State Russian Museum

Annotation

For the high relief Jewish Miser (Miser Counting Money), created in 1865, Mark Antokolsky received a Silver Medal Award from the Academy of Arts, along with a scholarship from the emperor, Alexander II, in a competition. The influence of 16th-century Dutch painting is clear in the composition, as well as in the figure of the miser carved from ivory. At the time, the critic Vladimir Stasov noted the “veracity of expression,” and that the “suit is not invented, not abstract, but taken from life.”

Author's Biography

Antokolsky Mark

Antokolsky, Mark Matveevich
1842, Vilna — 1902, Bad Homburg (Germany)

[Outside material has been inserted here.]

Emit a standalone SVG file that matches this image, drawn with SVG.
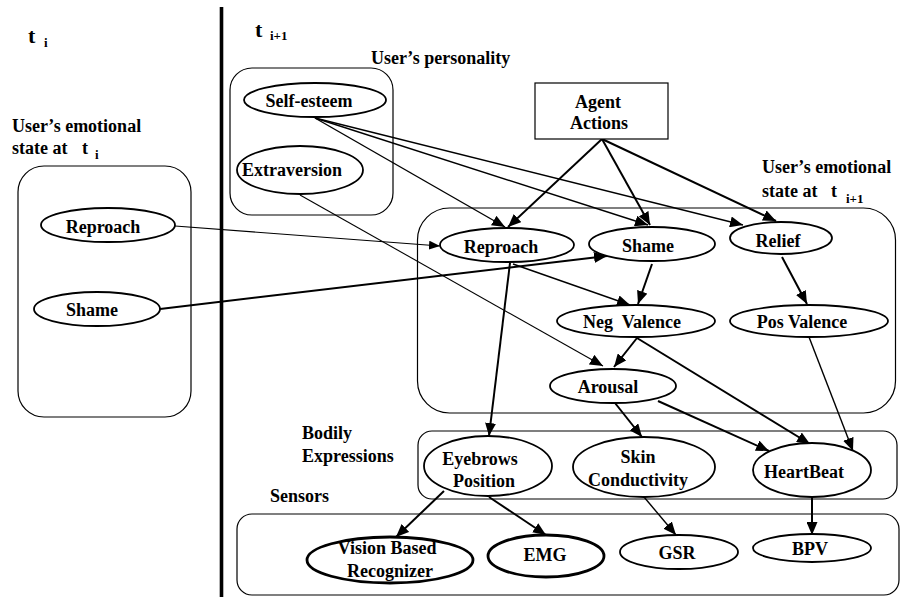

The sculptor Mark Antokolsky moved to St Petersburg in 1862, where he studied under Nikolai Pimenov and Johann Reymers at the Imperial Academy of Arts. In 1871 he started work on his sculpture of Ivan the Terrible (plaster, Kensington Museum, London). During the early 1870s he lived in Italy, before moving to France in 1877, although he visited Russia every year. Antokolsky was awarded a gold medal and Légion d’honneur at the Exposition Universelle, Paris in 1878 and was later made a professor, then full member of the Imperial Academy of Arts, where he held solo exhibitions in 1880 and 1893. He was also an honorary member of Académie des Beaux-Arts in Paris, Akademie der Künste in Berlin and Accademia di Belle Arti in Urbino.